Early Prenatal Alcohol Exposure and the Hippocampus

Early Maternal Alcohol Consumption Alters Hippocampal DNA Methylation, Gene Expression and Volume in a Mouse Model” comes from the lab of Dr. Nina Kaminen-Ahola at the University of Helsinki in Finland. For those of you not caught in the niche of FASD epigenomics, while working with Dr. Emma Whitelaw and Dr. Suyinn Chong, she brought forth the first and founding wave of evidence that FASD is an epigenetic disease. My favourite of the papers is from the Agouti FASD mouse model, which paved the way for our understanding of Gene x Environment interaction by offering a model of the non-genetic inheritance of a trait being altered by the environment.

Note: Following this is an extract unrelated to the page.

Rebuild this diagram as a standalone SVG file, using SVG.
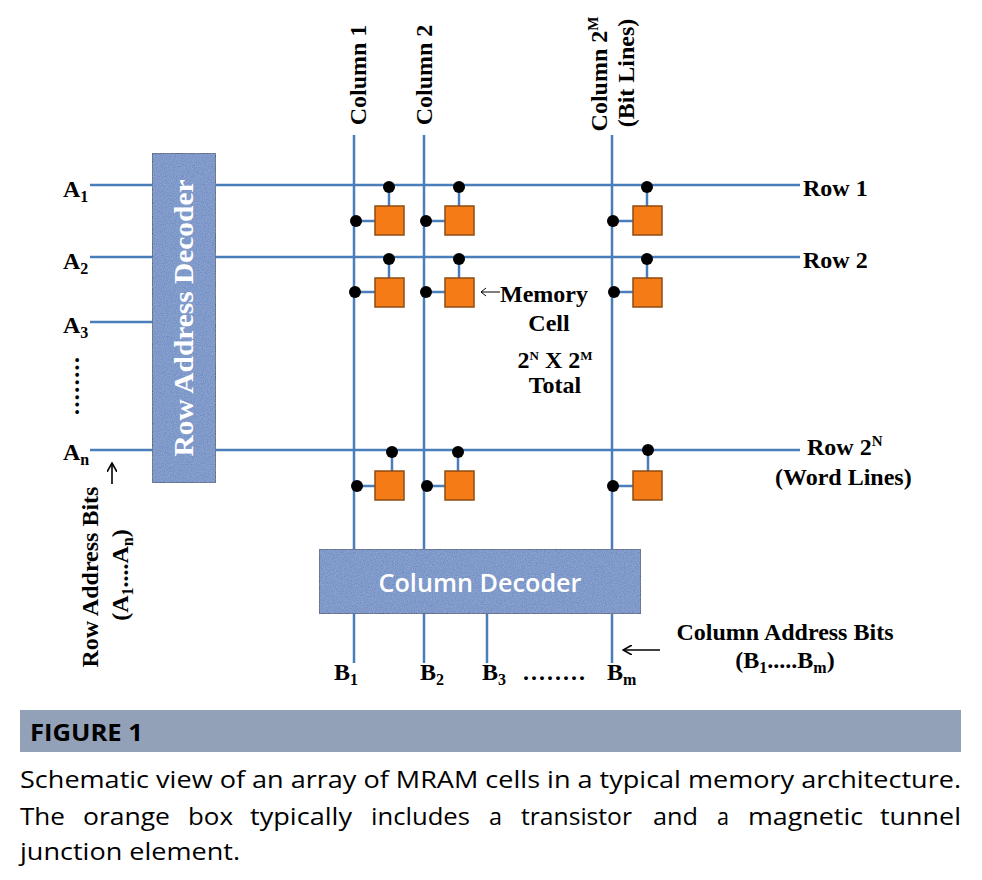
<svg xmlns="http://www.w3.org/2000/svg" width="982" height="880" viewBox="0 0 982 880">
<style>
.ln{stroke:#4a7ebb;stroke-width:2.5;fill:none}
.cell{fill:#f47b16;stroke:#8e4c12;stroke-width:1.5}
.dot{fill:#000}
.dec{fill:#5b83c1;stroke:#34507e;stroke-width:2}
.lb{font-family:"Liberation Serif",serif;font-weight:bold;font-size:24px;fill:#000}
.sub{font-size:16px}
.wt{font-family:"Liberation Serif",serif;font-weight:bold;font-size:28px;fill:#fff}
.cap{font-family:"Open Sans","Noto Sans",sans-serif;font-size:24px;fill:#000}
.arr{stroke:#000;stroke-width:1.6;fill:none}
</style>
<defs>
<marker id="ah" markerWidth="10" markerHeight="10" refX="8" refY="5" orient="auto" markerUnits="userSpaceOnUse">
<path d="M0,0 L9,5 L0,10" fill="none" stroke="#000" stroke-width="1.6"/>
</marker>
<filter id="tex" x="0" y="0" width="1" height="1">
<feTurbulence type="fractalNoise" baseFrequency="0.9" numOctaves="2" seed="3" result="n"/>
<feColorMatrix in="n" type="matrix" values="0 0 0 0 1  0 0 0 0 1  0 0 0 0 1  0 0 0 0.25 0" result="w"/>
<feComposite in="w" in2="SourceGraphic" operator="in" result="wc"/>
<feMerge><feMergeNode in="SourceGraphic"/><feMergeNode in="wc"/></feMerge>
</filter>
</defs>

<g id="connectors">
<line class="ln" x1="90" y1="185" x2="800" y2="185"/>
<line class="ln" x1="90" y1="257" x2="800" y2="257"/>
<line class="ln" x1="90" y1="322" x2="152" y2="322"/>
<line class="ln" x1="90" y1="450" x2="800" y2="450"/>
<line class="ln" x1="354" y1="135" x2="354" y2="549"/>
<line class="ln" x1="424" y1="135" x2="424" y2="549"/>
<line class="ln" x1="612" y1="135" x2="612" y2="549"/>
<line class="ln" x1="354" y1="614" x2="354" y2="663"/>
<line class="ln" x1="424" y1="614" x2="424" y2="663"/>
<line class="ln" x1="487" y1="614" x2="487" y2="663"/>
<line class="ln" x1="612" y1="614" x2="612" y2="663"/>
</g>

<g id="row-decoder">
<rect class="dec" x="152" y="153" width="64" height="330" filter="url(#tex)"/>
<text class="wt" transform="translate(193,318) rotate(-90)" text-anchor="middle" textLength="277" lengthAdjust="spacingAndGlyphs">Row Address Decoder</text>
</g>

<g id="column-decoder">
<rect class="dec" x="319" y="549" width="322" height="65" filter="url(#tex)"/>
<text x="480" y="592" text-anchor="middle" font-family="'Open Sans','Noto Sans',sans-serif" font-weight="600" font-size="25" fill="#fff" textLength="203" lengthAdjust="spacingAndGlyphs">Column Decoder</text>
</g>

<g id="cells">
<g id="cell-r1-c1">
<line class="ln" x1="389" y1="185" x2="389" y2="206"/><line class="ln" x1="354" y1="221" x2="375" y2="221"/>
<rect class="cell" x="375" y="206" width="29" height="29"/><circle class="dot" cx="389" cy="187" r="6"/><circle class="dot" cx="356" cy="221" r="6"/>
</g>
<g id="cell-r1-c2">
<line class="ln" x1="459" y1="185" x2="459" y2="206"/><line class="ln" x1="424" y1="221" x2="445" y2="221"/>
<rect class="cell" x="445" y="206" width="29" height="29"/><circle class="dot" cx="459" cy="187" r="6"/><circle class="dot" cx="426" cy="221" r="6"/>
</g>
<g id="cell-r1-cm">
<line class="ln" x1="647" y1="185" x2="647" y2="206"/><line class="ln" x1="612" y1="221" x2="633" y2="221"/>
<rect class="cell" x="633" y="206" width="29" height="29"/><circle class="dot" cx="647" cy="187" r="6"/><circle class="dot" cx="613" cy="221" r="6"/>
</g>
<g id="cell-r2-c1">
<line class="ln" x1="389" y1="257" x2="389" y2="278"/><line class="ln" x1="354" y1="292" x2="375" y2="292"/>
<rect class="cell" x="375" y="278" width="29" height="29"/><circle class="dot" cx="389" cy="259" r="6"/><circle class="dot" cx="355" cy="292" r="6"/>
</g>
<g id="cell-r2-c2">
<line class="ln" x1="459" y1="257" x2="459" y2="278"/><line class="ln" x1="424" y1="292" x2="445" y2="292"/>
<rect class="cell" x="445" y="278" width="29" height="29"/><circle class="dot" cx="459" cy="259" r="6"/><circle class="dot" cx="426" cy="292" r="6"/>
</g>
<g id="cell-r2-cm">
<line class="ln" x1="647" y1="257" x2="647" y2="278"/><line class="ln" x1="612" y1="292" x2="633" y2="292"/>
<rect class="cell" x="633" y="278" width="29" height="29"/><circle class="dot" cx="647" cy="259" r="6"/><circle class="dot" cx="614" cy="292" r="6"/>
</g>
<g id="cell-rn-c1">
<line class="ln" x1="392" y1="450" x2="392" y2="471"/><line class="ln" x1="354" y1="486" x2="375" y2="486"/>
<rect class="cell" x="375" y="471" width="29" height="29"/><circle class="dot" cx="392" cy="452" r="6"/><circle class="dot" cx="357" cy="486" r="6"/>
</g>
<g id="cell-rn-c2">
<line class="ln" x1="458" y1="450" x2="458" y2="471"/><line class="ln" x1="424" y1="486" x2="445" y2="486"/>
<rect class="cell" x="445" y="471" width="29" height="29"/><circle class="dot" cx="458" cy="452" r="6"/><circle class="dot" cx="427" cy="486" r="6"/>
</g>
<g id="cell-rn-cm">
<line class="ln" x1="648" y1="450" x2="648" y2="471"/><line class="ln" x1="612" y1="486" x2="633" y2="486"/>
<rect class="cell" x="633" y="471" width="29" height="29"/><circle class="dot" cx="648" cy="450" r="6"/><circle class="dot" cx="613" cy="486" r="6"/>
</g>
</g>

<g id="row-labels">
<text class="lb" x="63" y="197">A<tspan class="sub" dy="5">1</tspan></text>
<text class="lb" x="63" y="269">A<tspan class="sub" dy="5">2</tspan></text>
<text class="lb" x="63" y="333">A<tspan class="sub" dy="5">3</tspan></text>
<text class="lb" transform="translate(79,386) rotate(-90)" text-anchor="middle" textLength="58" lengthAdjust="spacing">........</text>
<text class="lb" x="63" y="460">A<tspan class="sub" dy="5">n</tspan></text>
<line class="arr" x1="112" y1="484" x2="112" y2="464" marker-end="url(#ah)"/>
<text class="lb" transform="translate(98,577) rotate(-90)" text-anchor="middle">Row Address Bits</text>
<text class="lb" transform="translate(128,575) rotate(-90)" text-anchor="middle">(A<tspan class="sub" dy="5">1</tspan><tspan dy="-5">....A</tspan><tspan class="sub" dy="5">n</tspan><tspan dy="-5">)</tspan></text>
<text class="lb" x="803" y="196">Row 1</text>
<text class="lb" x="803" y="268">Row 2</text>
<text class="lb" x="807" y="455">Row 2<tspan font-size="15" dy="-9">N</tspan></text>
<text class="lb" x="775" y="485">(Word Lines)</text>
</g>

<g id="column-labels">
<text class="lb" transform="translate(366,75) rotate(-90)" text-anchor="middle">Column 1</text>
<text class="lb" transform="translate(432,75) rotate(-90)" text-anchor="middle">Column 2</text>
<text class="lb" transform="translate(607,74) rotate(-90)" text-anchor="middle">Column 2<tspan font-size="15" dy="-9">M</tspan></text>
<text class="lb" transform="translate(634,73) rotate(-90)" text-anchor="middle">(Bit Lines)</text>
<text class="lb" x="334" y="680">B<tspan class="sub" dy="5">1</tspan></text>
<text class="lb" x="420" y="680">B<tspan class="sub" dy="5">2</tspan></text>
<text class="lb" x="482" y="680">B<tspan class="sub" dy="5">3</tspan></text>
<text class="lb" x="523" y="680" textLength="62" lengthAdjust="spacing">........</text>
<text class="lb" x="607" y="680">B<tspan class="sub" dy="5">m</tspan></text>
<line class="arr" x1="660" y1="650" x2="624" y2="650" marker-end="url(#ah)"/>
<text class="lb" x="785" y="640" text-anchor="middle">Column Address Bits</text>
<text class="lb" x="785" y="668" text-anchor="middle">(B<tspan class="sub" dy="5">1</tspan><tspan dy="-5">.....B</tspan><tspan class="sub" dy="5">m</tspan><tspan dy="-5">)</tspan></text>
</g>

<g id="memory-cell-label">
<line x1="500" y1="292" x2="481" y2="292" stroke="#000" stroke-width="1"/>
<path d="M486,288 L481,292 L486,296" fill="none" stroke="#000" stroke-width="1"/>
<text class="lb" x="500" y="302">Memory</text>
<text class="lb" x="549" y="331" text-anchor="middle">Cell</text>
<text class="lb" x="555" y="368" text-anchor="middle" font-size="19">2<tspan font-size="13" dy="-8">N</tspan><tspan dy="8"> X 2</tspan><tspan font-size="13" dy="-8">M</tspan></text>
<text class="lb" x="555" y="393" text-anchor="middle" font-size="20">Total</text>
</g>

<g id="caption">
<rect x="20" y="710" width="941" height="42" fill="#93a1b8"/>
<text class="cap" x="30" y="741" font-weight="bold" textLength="113" lengthAdjust="spacingAndGlyphs">FIGURE 1</text>
<text class="cap" x="20" y="788" textLength="941" lengthAdjust="spacingAndGlyphs">Schematic view of an array of MRAM cells in a typical memory architecture.</text>
<g id="caption-line2">
<text class="cap" x="20" y="825" textLength="45" lengthAdjust="spacingAndGlyphs">The</text>
<text class="cap" x="83" y="825" textLength="87" lengthAdjust="spacingAndGlyphs">orange</text>
<text class="cap" x="188" y="825" textLength="45" lengthAdjust="spacingAndGlyphs">box</text>
<text class="cap" x="250" y="825" textLength="102" lengthAdjust="spacingAndGlyphs">typically</text>
<text class="cap" x="371" y="825" textLength="99" lengthAdjust="spacingAndGlyphs">includes</text>
<text class="cap" x="489" y="825" textLength="13" lengthAdjust="spacingAndGlyphs">a</text>
<text class="cap" x="521" y="825" textLength="111" lengthAdjust="spacingAndGlyphs">transistor</text>
<text class="cap" x="653" y="825" textLength="45" lengthAdjust="spacingAndGlyphs">and</text>
<text class="cap" x="717" y="825" textLength="12" lengthAdjust="spacingAndGlyphs">a</text>
<text class="cap" x="748" y="825" textLength="115" lengthAdjust="spacingAndGlyphs">magnetic</text>
<text class="cap" x="880" y="825" textLength="81" lengthAdjust="spacingAndGlyphs">tunnel</text>
</g>
<text class="cap" x="20" y="860" textLength="220" lengthAdjust="spacingAndGlyphs">junction element.</text>
</g>
</svg>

Now in her latest and as a PI, they continue on with their next model: ‘wild-type’ C57BL/6J mice., which is quite similar to our (Singh Lab’s) earlier model of the long-term effects of moderate prenatal alcohol exposure. The main difference is that this models timing is restricted to only the earlier stages of pregnancy and produces some powerful evidence for “no safe time, no safe amount”. They top it off with focusing in on the hippocampus, showing some interesting ethanol induced volume changes via MRI.

At the molecular level, they scanned the transcriptome using expression arrays and then followed up with qPCR confirmations and bisulfite sequencing of the candidate genes across a number of tissues. It’s interesting to see them so focused on a transriptomic approach that lead to their focus on rather different candidates. We’ve always found the epigenomic approach most informative in deciphering the transcriptional mess. However, that might also explain their choice of further investigation into histone variants and is also worth noting that buried in the supplementary (array database) of our epigenomic paper is altered methylation in the histone clusters.

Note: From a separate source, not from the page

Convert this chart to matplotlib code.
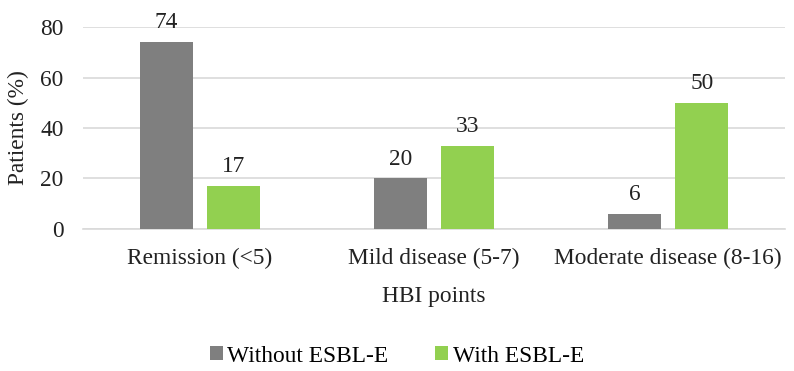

Also of personal interest, was the confirmation of the genes very closely related to what we found in our transcriptomic approach of whole brain, which was interesting to see so faithfully replicated from a shorter exposure window and in a single brain region. The references and comparison to our past work is an honour, as their work has been so fundamental to ours. It’s great to see the science come full circle. And speaking of that, it has a nice press release as well, which drew my attention to their human epiFASD project.